[Entries with chart source code]
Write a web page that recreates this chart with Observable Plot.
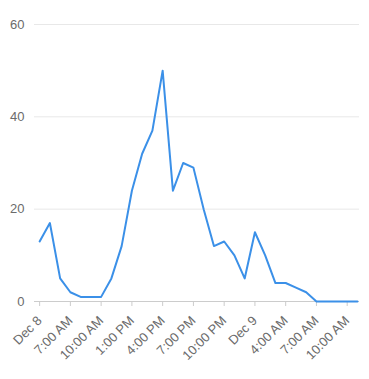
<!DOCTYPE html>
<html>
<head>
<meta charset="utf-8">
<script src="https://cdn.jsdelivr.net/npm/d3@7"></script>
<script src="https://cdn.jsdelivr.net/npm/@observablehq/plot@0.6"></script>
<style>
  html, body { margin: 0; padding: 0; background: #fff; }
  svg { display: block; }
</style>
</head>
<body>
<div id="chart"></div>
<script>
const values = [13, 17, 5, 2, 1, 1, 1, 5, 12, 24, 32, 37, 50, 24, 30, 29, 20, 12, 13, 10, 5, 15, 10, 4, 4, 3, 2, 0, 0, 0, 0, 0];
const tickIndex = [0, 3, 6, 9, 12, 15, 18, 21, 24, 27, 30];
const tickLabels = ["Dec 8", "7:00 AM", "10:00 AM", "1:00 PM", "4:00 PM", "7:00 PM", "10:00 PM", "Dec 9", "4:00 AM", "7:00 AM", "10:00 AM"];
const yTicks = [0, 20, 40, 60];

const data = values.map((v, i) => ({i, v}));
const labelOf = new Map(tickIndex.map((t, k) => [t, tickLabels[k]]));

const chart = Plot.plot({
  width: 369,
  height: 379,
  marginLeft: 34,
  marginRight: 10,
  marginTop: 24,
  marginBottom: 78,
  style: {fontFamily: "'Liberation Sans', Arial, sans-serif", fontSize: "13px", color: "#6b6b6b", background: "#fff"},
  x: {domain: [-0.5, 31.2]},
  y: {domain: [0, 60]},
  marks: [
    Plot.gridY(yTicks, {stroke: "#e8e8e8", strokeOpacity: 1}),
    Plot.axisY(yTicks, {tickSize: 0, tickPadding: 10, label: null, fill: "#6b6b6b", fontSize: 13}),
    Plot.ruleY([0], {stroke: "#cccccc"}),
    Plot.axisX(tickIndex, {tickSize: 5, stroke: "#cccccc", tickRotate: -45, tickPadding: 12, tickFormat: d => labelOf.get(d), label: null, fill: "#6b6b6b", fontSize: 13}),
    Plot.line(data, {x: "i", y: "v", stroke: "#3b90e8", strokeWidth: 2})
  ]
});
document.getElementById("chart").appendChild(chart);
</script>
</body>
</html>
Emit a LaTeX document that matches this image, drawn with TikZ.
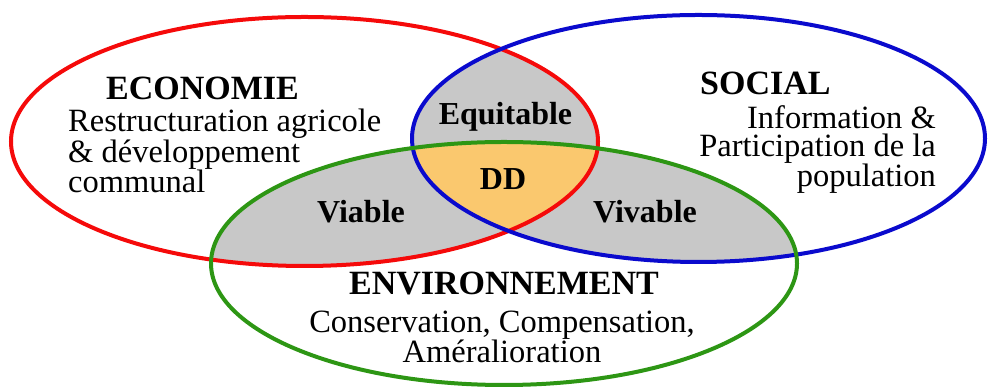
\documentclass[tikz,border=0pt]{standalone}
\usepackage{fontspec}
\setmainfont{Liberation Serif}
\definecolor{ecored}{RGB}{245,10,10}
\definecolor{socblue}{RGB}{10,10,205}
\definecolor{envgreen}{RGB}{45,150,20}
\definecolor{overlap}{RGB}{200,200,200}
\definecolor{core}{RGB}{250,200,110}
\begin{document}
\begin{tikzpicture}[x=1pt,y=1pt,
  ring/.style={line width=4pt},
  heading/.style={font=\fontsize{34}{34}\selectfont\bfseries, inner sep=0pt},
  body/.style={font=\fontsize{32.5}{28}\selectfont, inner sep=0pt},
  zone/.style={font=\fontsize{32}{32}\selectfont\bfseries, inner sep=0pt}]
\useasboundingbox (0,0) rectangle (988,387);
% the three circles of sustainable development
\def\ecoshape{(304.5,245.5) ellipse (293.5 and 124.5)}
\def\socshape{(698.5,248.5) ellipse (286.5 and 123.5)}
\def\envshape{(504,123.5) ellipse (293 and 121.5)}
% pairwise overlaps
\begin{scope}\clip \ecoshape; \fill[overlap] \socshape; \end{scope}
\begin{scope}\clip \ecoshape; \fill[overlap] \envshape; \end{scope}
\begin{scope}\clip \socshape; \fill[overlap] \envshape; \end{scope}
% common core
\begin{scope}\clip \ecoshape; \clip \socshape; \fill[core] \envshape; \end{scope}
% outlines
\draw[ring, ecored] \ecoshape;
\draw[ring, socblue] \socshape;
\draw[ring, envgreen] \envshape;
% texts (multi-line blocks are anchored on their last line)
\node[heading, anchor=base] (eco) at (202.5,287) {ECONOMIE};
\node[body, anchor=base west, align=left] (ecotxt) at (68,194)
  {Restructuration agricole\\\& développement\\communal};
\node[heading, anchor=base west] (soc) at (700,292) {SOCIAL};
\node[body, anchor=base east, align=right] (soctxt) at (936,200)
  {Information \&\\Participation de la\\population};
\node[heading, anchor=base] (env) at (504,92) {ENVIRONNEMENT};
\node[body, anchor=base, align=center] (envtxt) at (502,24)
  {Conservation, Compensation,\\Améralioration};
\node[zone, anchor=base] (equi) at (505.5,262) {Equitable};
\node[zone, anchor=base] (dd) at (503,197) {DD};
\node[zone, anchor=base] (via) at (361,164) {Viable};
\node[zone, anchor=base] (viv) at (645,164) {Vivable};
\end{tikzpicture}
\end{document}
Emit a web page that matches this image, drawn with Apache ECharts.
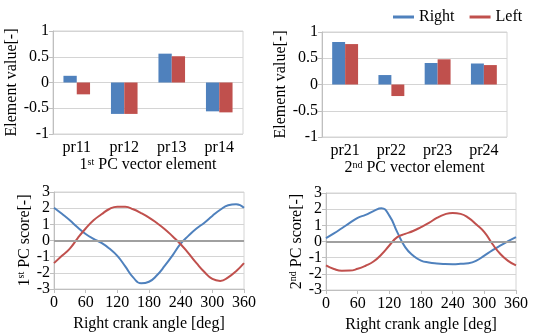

=== Instruction ===
Each record above must be returned exactly as written, with its pictures omitted.

=== Result ===
Write a web page that recreates this chart with Observable Plot.
<!DOCTYPE html>
<html>
<head>
<meta charset="utf-8">
<script src="https://cdn.jsdelivr.net/npm/d3@7"></script>
<script src="https://cdn.jsdelivr.net/npm/@observablehq/plot@0.6"></script>
<style>
  html, body { margin: 0; padding: 0; background: #fff; }
  svg { display: block; }
</style>
</head>
<body>
<div id="chart"></div>
<script>
const values = [13, 17, 5, 2, 1, 1, 1, 5, 12, 24, 32, 37, 50, 24, 30, 29, 20, 12, 13, 10, 5, 15, 10, 4, 4, 3, 2, 0, 0, 0, 0, 0];
const tickIndex = [0, 3, 6, 9, 12, 15, 18, 21, 24, 27, 30];
const tickLabels = ["Dec 8", "7:00 AM", "10:00 AM", "1:00 PM", "4:00 PM", "7:00 PM", "10:00 PM", "Dec 9", "4:00 AM", "7:00 AM", "10:00 AM"];
const yTicks = [0, 20, 40, 60];

const data = values.map((v, i) => ({i, v}));
const labelOf = new Map(tickIndex.map((t, k) => [t, tickLabels[k]]));

const chart = Plot.plot({
  width: 369,
  height: 379,
  marginLeft: 34,
  marginRight: 10,
  marginTop: 24,
  marginBottom: 78,
  style: {fontFamily: "'Liberation Sans', Arial, sans-serif", fontSize: "13px", color: "#6b6b6b", background: "#fff"},
  x: {domain: [-0.5, 31.2]},
  y: {domain: [0, 60]},
  marks: [
    Plot.gridY(yTicks, {stroke: "#e8e8e8", strokeOpacity: 1}),
    Plot.axisY(yTicks, {tickSize: 0, tickPadding: 10, label: null, fill: "#6b6b6b", fontSize: 13}),
    Plot.ruleY([0], {stroke: "#cccccc"}),
    Plot.axisX(tickIndex, {tickSize: 5, stroke: "#cccccc", tickRotate: -45, tickPadding: 12, tickFormat: d => labelOf.get(d), label: null, fill: "#6b6b6b", fontSize: 13}),
    Plot.line(data, {x: "i", y: "v", stroke: "#3b90e8", strokeWidth: 2})
  ]
});
document.getElementById("chart").appendChild(chart);
</script>
</body>
</html>
Emit a LaTeX document that matches this image, drawn with TikZ.
\documentclass[tikz,border=0pt]{standalone}
\usepackage{fontspec}
\setmainfont{Liberation Serif}
\definecolor{ecored}{RGB}{245,10,10}
\definecolor{socblue}{RGB}{10,10,205}
\definecolor{envgreen}{RGB}{45,150,20}
\definecolor{overlap}{RGB}{200,200,200}
\definecolor{core}{RGB}{250,200,110}
\begin{document}
\begin{tikzpicture}[x=1pt,y=1pt,
  ring/.style={line width=4pt},
  heading/.style={font=\fontsize{34}{34}\selectfont\bfseries, inner sep=0pt},
  body/.style={font=\fontsize{32.5}{28}\selectfont, inner sep=0pt},
  zone/.style={font=\fontsize{32}{32}\selectfont\bfseries, inner sep=0pt}]
\useasboundingbox (0,0) rectangle (988,387);
% the three circles of sustainable development
\def\ecoshape{(304.5,245.5) ellipse (293.5 and 124.5)}
\def\socshape{(698.5,248.5) ellipse (286.5 and 123.5)}
\def\envshape{(504,123.5) ellipse (293 and 121.5)}
% pairwise overlaps
\begin{scope}\clip \ecoshape; \fill[overlap] \socshape; \end{scope}
\begin{scope}\clip \ecoshape; \fill[overlap] \envshape; \end{scope}
\begin{scope}\clip \socshape; \fill[overlap] \envshape; \end{scope}
% common core
\begin{scope}\clip \ecoshape; \clip \socshape; \fill[core] \envshape; \end{scope}
% outlines
\draw[ring, ecored] \ecoshape;
\draw[ring, socblue] \socshape;
\draw[ring, envgreen] \envshape;
% texts (multi-line blocks are anchored on their last line)
\node[heading, anchor=base] (eco) at (202.5,287) {ECONOMIE};
\node[body, anchor=base west, align=left] (ecotxt) at (68,194)
  {Restructuration agricole\\\& développement\\communal};
\node[heading, anchor=base west] (soc) at (700,292) {SOCIAL};
\node[body, anchor=base east, align=right] (soctxt) at (936,200)
  {Information \&\\Participation de la\\population};
\node[heading, anchor=base] (env) at (504,92) {ENVIRONNEMENT};
\node[body, anchor=base, align=center] (envtxt) at (502,24)
  {Conservation, Compensation,\\Améralioration};
\node[zone, anchor=base] (equi) at (505.5,262) {Equitable};
\node[zone, anchor=base] (dd) at (503,197) {DD};
\node[zone, anchor=base] (via) at (361,164) {Viable};
\node[zone, anchor=base] (viv) at (645,164) {Vivable};
\end{tikzpicture}
\end{document}
Emit a web page that matches this image, drawn with Apache ECharts.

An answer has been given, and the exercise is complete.